_Direction:_ Give again, verbatim, the lines between the line that contains "Recreate this image" and the line that contains "y_break = (295, 358)", counting both ends. Pictures are excluded from the copy.

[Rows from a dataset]
--*--

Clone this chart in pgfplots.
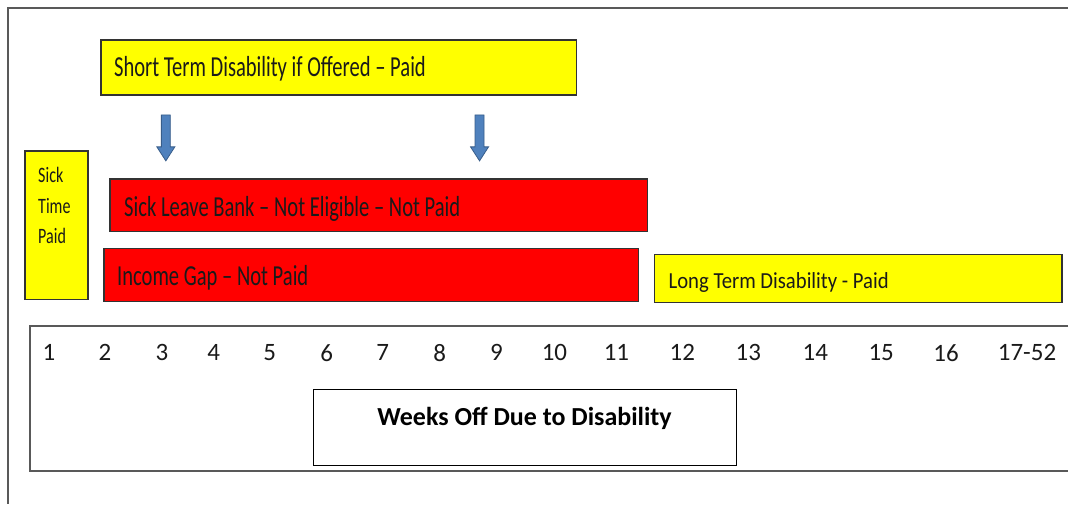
\documentclass[border=0pt]{standalone}
\usepackage{fontspec}
\setmainfont{Carlito}
\usepackage{graphicx}
\usepackage{pgfplots}
\usepackage{pgfplotstable}
\pgfplotsset{compat=1.18}
\definecolor{boxyellow}{HTML}{FFFF00}
\definecolor{boxred}{HTML}{FF0000}
\definecolor{arrowblue}{HTML}{4F81BD}
\definecolor{arrowedge}{HTML}{385D8A}
\definecolor{framegray}{HTML}{595959}
\definecolor{txt}{HTML}{1A1A1A}

\pgfplotstableread{
x y label
49 353 1
105 353 2
162 353 3
214 353 4
270 353 5
327 353 6
383 353 7
440 353 8
497 353 9
555 353 10
617 353 11
683 353 12
749 353 13
816 353 14
882 353 15
947 353 16
1028 353 17-52
}\weeks

\begin{document}
\begin{tikzpicture}
\begin{axis}[
  scale only axis,
  width=801.75pt, height=378pt,
  xmin=0, xmax=1069, ymin=0, ymax=504,
  y dir=reverse,
  axis lines=none,
  clip=false,
]
% background (keeps the full page)
\addplot [fill=white, draw=none] coordinates {(0,0) (1069,0) (1069,504) (0,504)} -- cycle;
% outer frame
\addplot [draw=framegray, line width=1.3pt, line cap=butt] coordinates {(8,504) (8,8) (1069,8)};
% week scale box
\addplot [draw=framegray, line width=1.5pt, line cap=butt] coordinates {(1069,326) (30,326) (30,471) (1069,471)};
% boxes
\addplot [fill=boxyellow, draw=black!80, line width=1pt] coordinates {(101,40) (577,40) (577,95) (101,95)} -- cycle;
\addplot [fill=boxyellow, draw=black!80, line width=1pt] coordinates {(25,151) (88,151) (88,300) (25,300)} -- cycle;
\addplot [fill=boxred, draw=black!80, line width=1pt] coordinates {(110,179) (648,179) (648,232) (110,232)} -- cycle;
\addplot [fill=boxred, draw=black!80, line width=1pt] coordinates {(104,249) (639,249) (639,302) (104,302)} -- cycle;
\addplot [fill=boxyellow, draw=black!80, line width=1pt] coordinates {(655,255) (1063,255) (1063,303) (655,303)} -- cycle;
\addplot [fill=white, draw=black, line width=1pt] coordinates {(314,390) (737,390) (737,466) (314,466)} -- cycle;
% arrows
\addplot [fill=arrowblue, draw=arrowedge, line width=0.6pt] coordinates {(161.5,115) (170.5,115) (170.5,147) (175,147) (166,161) (157,147) (161.5,147)} -- cycle;
\addplot [fill=arrowblue, draw=arrowedge, line width=0.6pt] coordinates {(475.5,115) (484.5,115) (484.5,147) (489,147) (480,161) (471,147) (475.5,147)} -- cycle;
% week labels
\addplot [draw=none, mark=none, nodes near coords, point meta=explicit symbolic,
  every node near coord/.append style={anchor=center, inner sep=0pt, text=txt,
    font=\fontsize{18.75}{22}\selectfont}]
  table [x=x, y=y, meta=label] {\weeks};
% texts
\node[anchor=base west, inner sep=0pt, text=txt, font=\fontsize{21.75}{26}\selectfont]
  at (axis cs:114,77) {\scalebox{0.71}[1]{Short Term Disability if Offered – Paid}};
\node[anchor=base west, inner sep=0pt, text=txt, font=\fontsize{21.75}{26}\selectfont]
  at (axis cs:124,217) {\scalebox{0.71}[1]{Sick Leave Bank – Not Eligible – Not Paid}};
\node[anchor=base west, inner sep=0pt, text=txt, font=\fontsize{21.75}{26}\selectfont]
  at (axis cs:117,286) {\scalebox{0.71}[1]{Income Gap – Not Paid}};
\node[anchor=base west, inner sep=0pt, text=txt, font=\fontsize{17.25}{21}\selectfont]
  at (axis cs:669,289) {\scalebox{0.9}[1]{Long Term Disability - Paid}};
\node[anchor=base west, inner sep=0pt, text=txt, font=\fontsize{16.5}{20}\selectfont]
  at (axis cs:38,183) {\scalebox{0.73}[1]{Sick}};
\node[anchor=base west, inner sep=0pt, text=txt, font=\fontsize{16.5}{20}\selectfont]
  at (axis cs:38,214) {\scalebox{0.73}[1]{Time}};
\node[anchor=base west, inner sep=0pt, text=txt, font=\fontsize{16.5}{20}\selectfont]
  at (axis cs:38,244) {\scalebox{0.73}[1]{Paid}};
\node[anchor=center, inner sep=0pt, text=black, font=\bfseries\fontsize{19.5}{23}\selectfont]
  at (axis cs:525,419) {Weeks Off Due to Disability};
\end{axis}
\end{tikzpicture}
\end{document}
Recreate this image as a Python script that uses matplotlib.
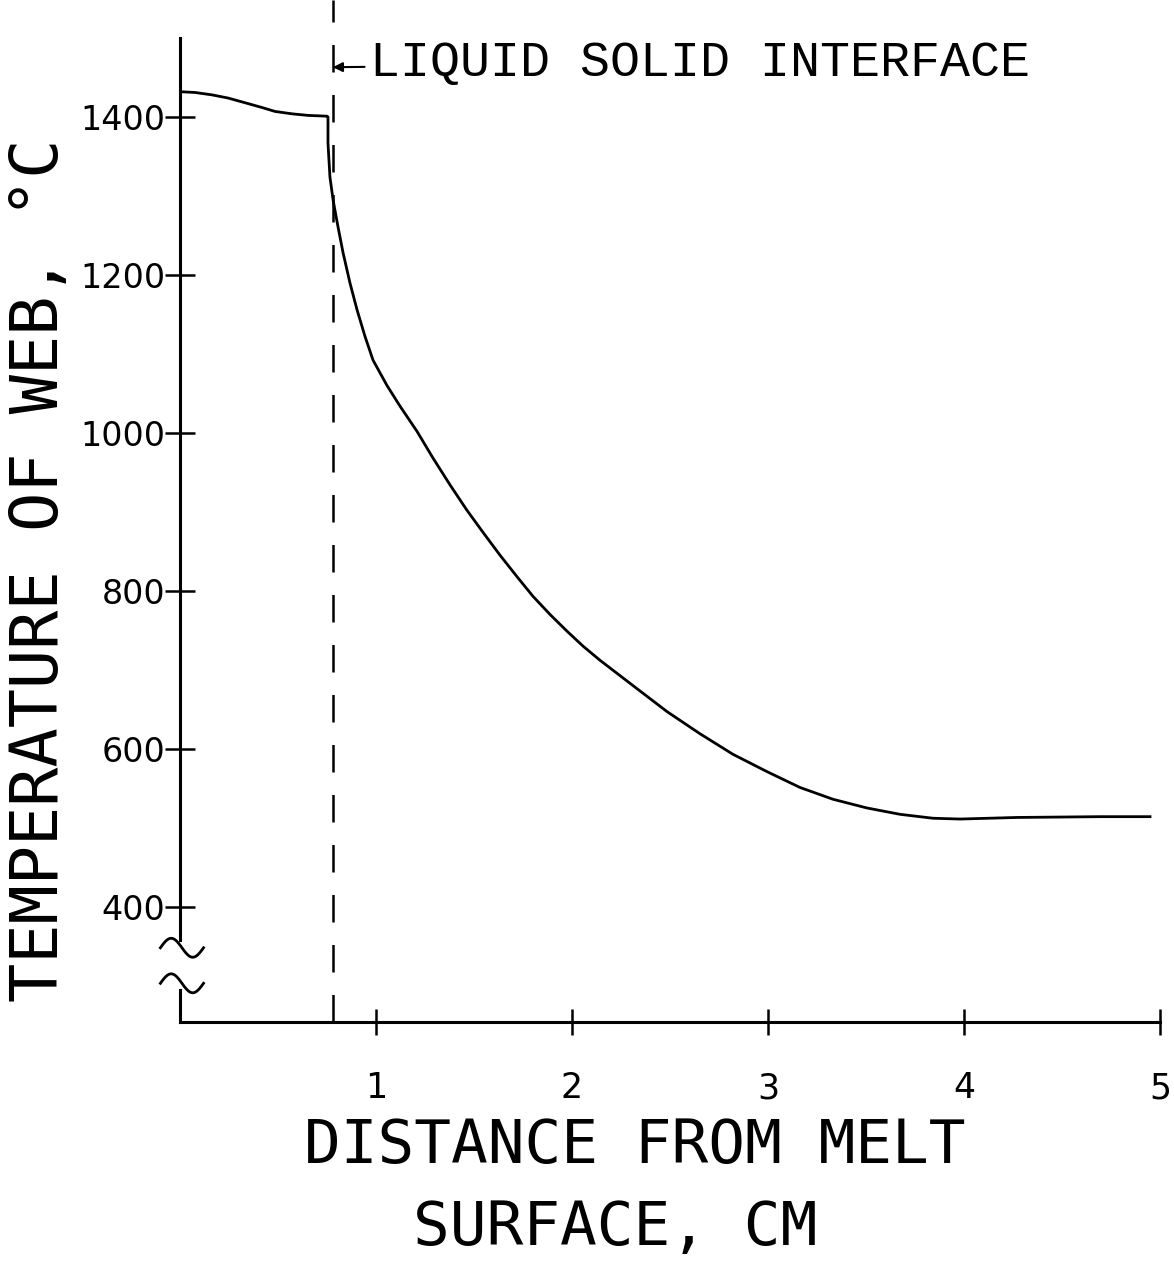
import numpy as np
import matplotlib
matplotlib.use("Agg")
import matplotlib.pyplot as plt

# data
distance_cm = [0.0, 0.077, 0.163, 0.245, 0.332, 0.418, 0.485, 0.571, 0.653, 0.750,
               0.755, 0.755, 0.765, 0.781, 0.806, 0.832, 0.867, 0.903, 0.944, 0.985,
               1.056, 1.122, 1.209, 1.291, 1.378, 1.464, 1.546, 1.633, 1.719, 1.801,
               1.888, 1.974, 2.056, 2.143, 2.311, 2.485, 2.653, 2.821, 2.995, 3.163,
               3.332, 3.505, 3.673, 3.842, 3.980, 4.270, 4.694, 4.949]
temp_c = [1432, 1431, 1428, 1424, 1418, 1412, 1407, 1404, 1402, 1401,
          1400, 1367, 1324, 1295, 1261, 1228, 1190, 1156, 1122, 1092,
          1060, 1034, 1002, 968, 934, 902, 874, 845, 818, 793,
          770, 749, 730, 712, 680, 647, 619, 593, 571, 551,
          536, 525, 517, 512, 511, 513, 514, 514]
interface_x = 0.78
x_ticks = [1, 2, 3, 4, 5]
y_ticks = [400, 600, 800, 1000, 1200, 1400]
y_break = (295, 358)

fig = plt.figure(figsize=(11.74, 12.63), dpi=100)
ax = fig.add_axes([180 / 1174, 241 / 1263, 981 / 1174, 984 / 1263])
ax.set_xlim(0, 5.005)
ax.set_ylim(254, 1500)

ax.plot(distance_cm, temp_c, color="black", lw=2.0)

# interface marker, runs above the axes
ax.plot([interface_x, interface_x], [254, 1548], color="black", lw=1.8,
        linestyle=(0, (11, 9)), clip_on=False)

for s in ["top", "right"]:
    ax.spines[s].set_visible(False)
ax.spines["left"].set_bounds(y_break[1], 1500)
ax.spines["bottom"].set_bounds(0, 5)
ax.spines["left"].set_linewidth(2.2)
ax.spines["bottom"].set_linewidth(2.2)
ax.plot([0, 0], [254, y_break[0]], color="black", lw=2.2, clip_on=False)

# break marks on the y axis
t = np.linspace(-np.pi, np.pi, 60)
for yb in [y_break[1] - 10, y_break[0] + 8]:
    ax.plot(0.01 + 0.11 * t / np.pi, yb - 12 * np.sin(t), color="black",
            lw=2.0, clip_on=False)

ax.set_xticks(x_ticks)
ax.set_xticklabels([str(v) for v in x_ticks])
ax.set_yticks(y_ticks)
ax.set_yticklabels([str(v) for v in y_ticks])
ax.tick_params(axis="y", direction="inout", length=21, width=1.8, pad=0, labelsize=24)
ax.tick_params(axis="x", direction="inout", length=19, width=1.8, pad=26, labelsize=25)

ax.annotate("LIQUID SOLID INTERFACE", xy=(interface_x, 1463), xytext=(0.97, 1468),
            fontsize=36, family="Liberation Mono", va="center", ha="left",
            annotation_clip=False,
            arrowprops=dict(arrowstyle="-|>", color="black", lw=1.5,
                            shrinkA=2, shrinkB=0, mutation_scale=14))

lab = dict(family="DejaVu Sans Mono", ha="center", va="center")
fig.text(40 / 1174, 1 - 570 / 1263, "TEMPERATURE OF WEB, °C", rotation=90,
         fontsize=47, **lab)
fig.text(635 / 1174, 1 - 1146 / 1263, "DISTANCE FROM MELT", fontsize=44, **lab)
fig.text(615 / 1174, 1 - 1228 / 1263, "SURFACE, CM", fontsize=44, **lab)

fig.savefig("out.png", dpi=100)
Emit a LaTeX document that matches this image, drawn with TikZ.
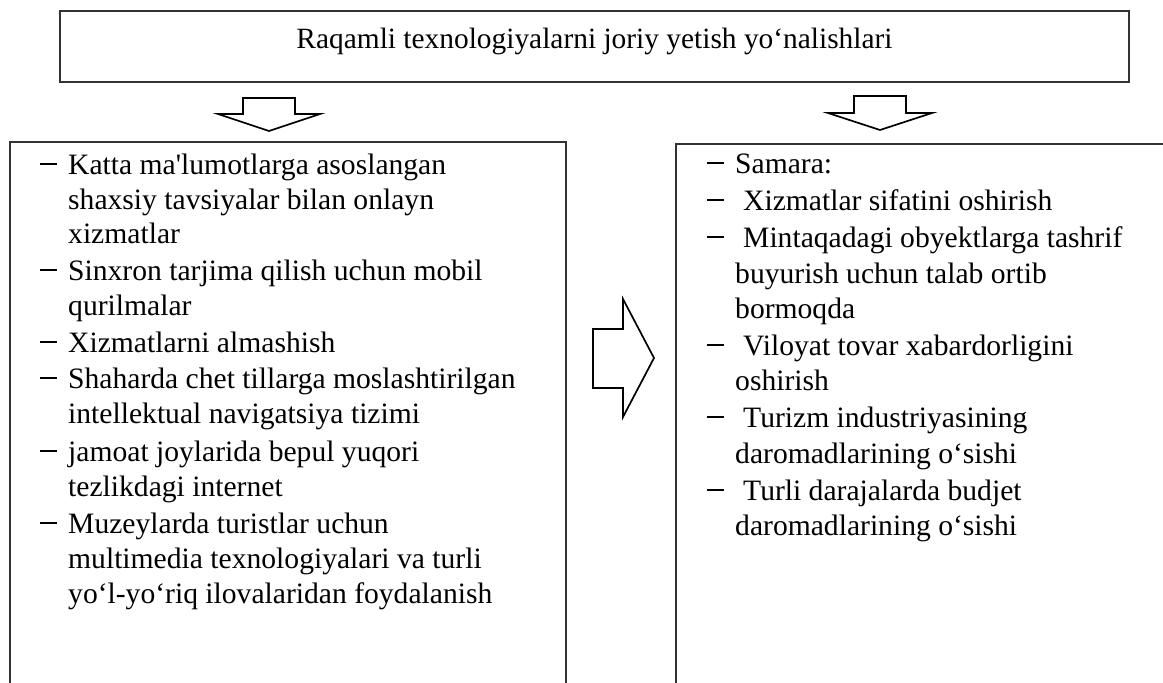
\documentclass[tikz,border=0pt]{standalone}
\usepackage{fontspec}
\setmainfont{Liberation Serif}[Ligatures=TeXOff]
\begin{document}
\begin{tikzpicture}[x=1pt,y=-1pt]
\tikzset{
  frame/.style={draw=black!80, line width=1.1pt},
  blockarrow/.style={draw=black, line width=1.7pt, line join=miter, fill=white},
  txt/.style={anchor=base west, inner sep=0pt, font=\fontsize{29.6}{34}\selectfont},
  titletxt/.style={anchor=base, inner sep=0pt, font=\fontsize{29.4}{34}\selectfont},
  dashmark/.style={anchor=base west, inner sep=0pt, font=\fontsize{29.6}{34}\selectfont},
}
\newcommand{\itemdash}{\rule[9.3pt]{16.5pt}{1.4pt}}
\useasboundingbox (0,0) rectangle (1163,683);

% title box
\node[frame, minimum width=1069pt, minimum height=71pt, inner sep=0pt] (titlebox) at (594.5,46.5) {};
\node[titletxt] (title) at (594.5,48) {Raqamli texnologiyalarni joriy yetish yo‘nalishlari};

% open boxes (cut at the bottom / right)
\coordinate (lbl) at (10,683);
\coordinate (ltl) at (10,142);
\coordinate (ltr) at (566,142);
\coordinate (lbr) at (566,683);
\draw[frame] (lbl) -- (ltl) -- (ltr) -- (lbr);
\coordinate (rbl) at (676,683);
\coordinate (rtl) at (676,144);
\coordinate (rtr) at (1163,144);
\draw[frame] (rbl) -- (rtl) -- (rtr);

% block arrows
\draw[blockarrow] (243,98) -- (295,98) -- (295,114) -- (320,114) -- (269,131) -- (218,114) -- (243,114) -- cycle;
\draw[blockarrow] (854,96) -- (906,96) -- (906,113) -- (932,113) -- (880,130) -- (828,113) -- (854,113) -- cycle;
\draw[blockarrow] (593,329) -- (623,329) -- (623,299) -- (654,358) -- (623,417) -- (623,388) -- (593,388) -- cycle;

% left list
\node[dashmark] (ld1) at (40,174) {\itemdash};
\node[txt] (l1a) at (68,174) {Katta ma'lumotlarga asoslangan};
\node[txt] (l1b) at (68,209) {shaxsiy tavsiyalar bilan onlayn};
\node[txt] (l1c) at (68,243) {xizmatlar};
\node[dashmark] (ld2) at (40,280) {\itemdash};
\node[txt] (l2a) at (68,280) {Sinxron tarjima qilish uchun mobil};
\node[txt] (l2b) at (68,315) {qurilmalar};
\node[dashmark] (ld3) at (40,352) {\itemdash};
\node[txt] (l3a) at (68,352) {Xizmatlarni almashish};
\node[dashmark] (ld4) at (40,388) {\itemdash};
\node[txt] (l4a) at (68,388) {Shaharda chet tillarga moslashtirilgan};
\node[txt] (l4b) at (68,423) {intellektual navigatsiya tizimi};
\node[dashmark] (ld5) at (40,461) {\itemdash};
\node[txt] (l5a) at (68,461) {jamoat joylarida bepul yuqori};
\node[txt] (l5b) at (68,496) {tezlikdagi internet};
\node[dashmark] (ld6) at (40,533) {\itemdash};
\node[txt] (l6a) at (68,533) {Muzeylarda turistlar uchun};
\node[txt] (l6b) at (68,568) {multimedia texnologiyalari va turli};
\node[txt] (l6c) at (68,603) {yo‘l-yo‘riq ilovalaridan foydalanish};

% right list
\node[dashmark] (rd1) at (707,173) {\itemdash};
\node[txt] (r1a) at (735,173) {Samara:};
\node[dashmark] (rd2) at (707,210) {\itemdash};
\node[txt] (r2a) at (743,210) {Xizmatlar sifatini oshirish};
\node[dashmark] (rd3) at (707,247) {\itemdash};
\node[txt] (r3a) at (743,247) {Mintaqadagi obyektlarga tashrif};
\node[txt] (r3b) at (735,283) {buyurish uchun talab ortib};
\node[txt] (r3c) at (735,318) {bormoqda};
\node[dashmark] (rd4) at (707,355) {\itemdash};
\node[txt] (r4a) at (743,355) {Viloyat tovar xabardorligini};
\node[txt] (r4b) at (735,390) {oshirish};
\node[dashmark] (rd5) at (707,427) {\itemdash};
\node[txt] (r5a) at (743,427) {Turizm industriyasining};
\node[txt] (r5b) at (735,463) {daromadlarining o‘sishi};
\node[dashmark] (rd6) at (707,500) {\itemdash};
\node[txt] (r6a) at (743,500) {Turli darajalarda budjet};
\node[txt] (r6b) at (735,535) {daromadlarining o‘sishi};
\end{tikzpicture}
\end{document}
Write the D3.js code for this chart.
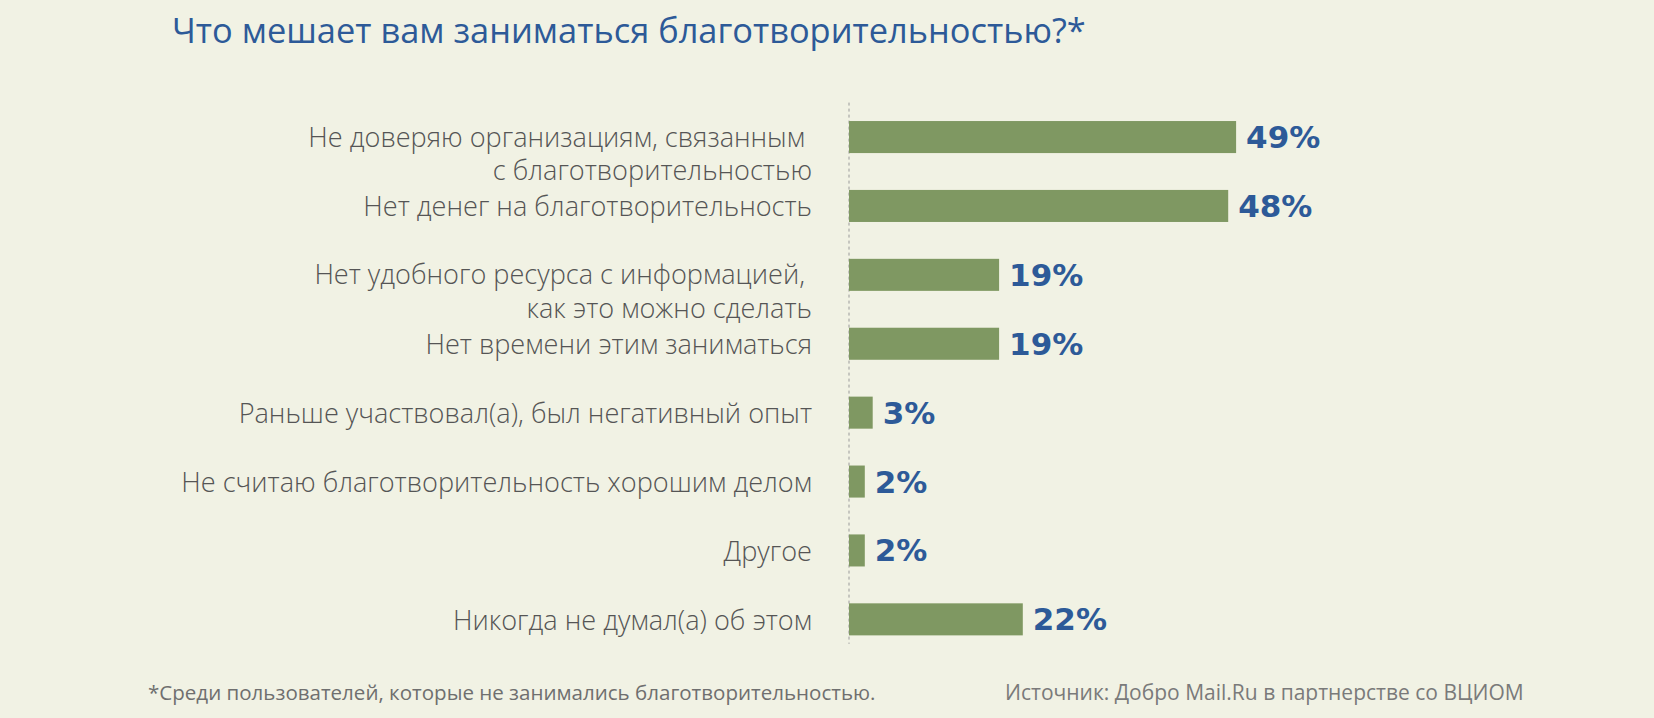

--*--

_Result:_
Recreate this image as a Python script that uses matplotlib.
import numpy as np
import matplotlib
matplotlib.use("Agg")
import matplotlib.pyplot as plt

# data
distance_cm = [0.0, 0.077, 0.163, 0.245, 0.332, 0.418, 0.485, 0.571, 0.653, 0.750,
               0.755, 0.755, 0.765, 0.781, 0.806, 0.832, 0.867, 0.903, 0.944, 0.985,
               1.056, 1.122, 1.209, 1.291, 1.378, 1.464, 1.546, 1.633, 1.719, 1.801,
               1.888, 1.974, 2.056, 2.143, 2.311, 2.485, 2.653, 2.821, 2.995, 3.163,
               3.332, 3.505, 3.673, 3.842, 3.980, 4.270, 4.694, 4.949]
temp_c = [1432, 1431, 1428, 1424, 1418, 1412, 1407, 1404, 1402, 1401,
          1400, 1367, 1324, 1295, 1261, 1228, 1190, 1156, 1122, 1092,
          1060, 1034, 1002, 968, 934, 902, 874, 845, 818, 793,
          770, 749, 730, 712, 680, 647, 619, 593, 571, 551,
          536, 525, 517, 512, 511, 513, 514, 514]
interface_x = 0.78
x_ticks = [1, 2, 3, 4, 5]
y_ticks = [400, 600, 800, 1000, 1200, 1400]
y_break = (295, 358)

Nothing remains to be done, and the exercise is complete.